Der Kapitol-Sturm war der bisherige Höhepunkt der grossen Lüge vom angeblichen Wahlbetrug, die der abgewählte Donald Trump (75) immer und immer wieder erzählt hatte. So lange, bis seine Fans tatsächlich glaubten, die Bestätigung von Bidens Wahlsieg im Kapitol auf eigene Faust unterbinden zu müssen.
Donald Trump unterstützt Rally-Botschaft
Trump wird am Samstag nicht vor Ort sein. Am Donnerstag veröffentlichte der Ex-Präsident jedoch ein Statement, in dem er seine Unterstützung für die Botschaft der Protestierenden ausdrückte.
«Unsere Herzen und Gedanken sind bei den Menschen, die im Zusammenhang mit dem Protest vom 6. Januar gegen die manipulierten Präsidentschaftswahlen so ungerecht verfolgt werden», heisst es in der am Donnerstag veröffentlichten Erklärung. «Zu allem Überfluss hat dies eindeutig bewiesen, dass wir ein zweigeteiltes Justizsystem haben. Am Ende aber wird die Gerechtigkeit siegen!»
Für die «Justice for J6»-Kundgebung am Samstag rechnen die Sicherheitsbehörden bislang «nur» mit 700 Teilnehmerinnen und Teilnehmern. Trotzdem setzen sie auf das maximale Sicherheitsaufgebot.
«Wären dumm, wenn wir Drohungen nicht ernstnehmen»
Neben speziellen Trainings und Barrikaden stehen auch 100 Soldaten der Nationalgarde bereit, um notfalls einzugreifen.

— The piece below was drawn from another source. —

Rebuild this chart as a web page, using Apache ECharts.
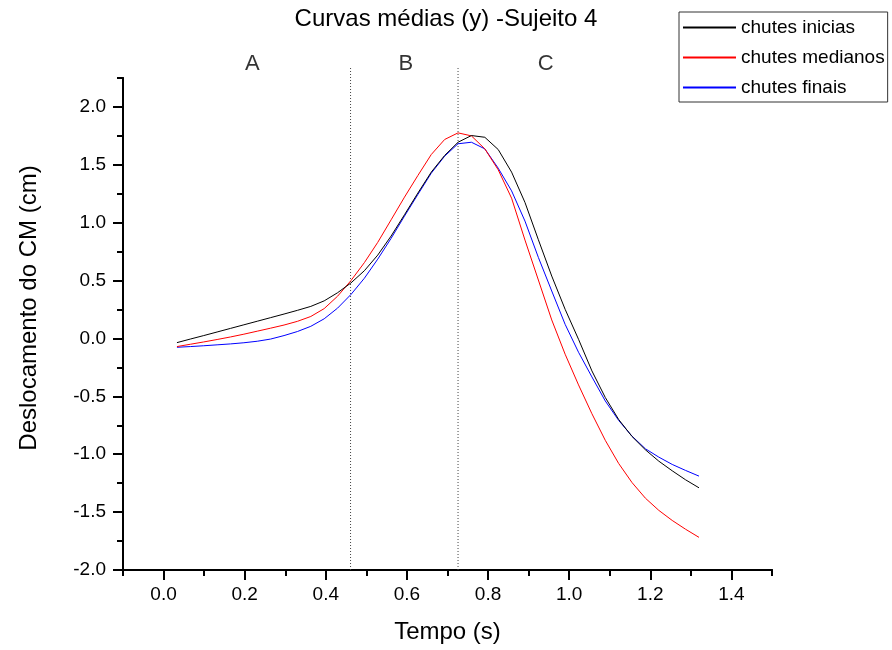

Den Sicherheitsbehörden liegen offenbar zahlreiche Drohungen gegen Einzelpersonen und Regierungsgebäude vor. «Wir wären dumm, wenn wir die Drohungen nicht ernst nehmen würden», so Chef-Polizist Manger am Freitag.
Ihnen bereite sowohl ein sich aufheizender Mob Sorgen als auch «lone wolfs» – mögliche Einzeltäter. Dazu würden Gegendemonstrationen genau beobachtet und versucht, die Protestierenden der verschiedenen Lager voneinander fernzuhalten.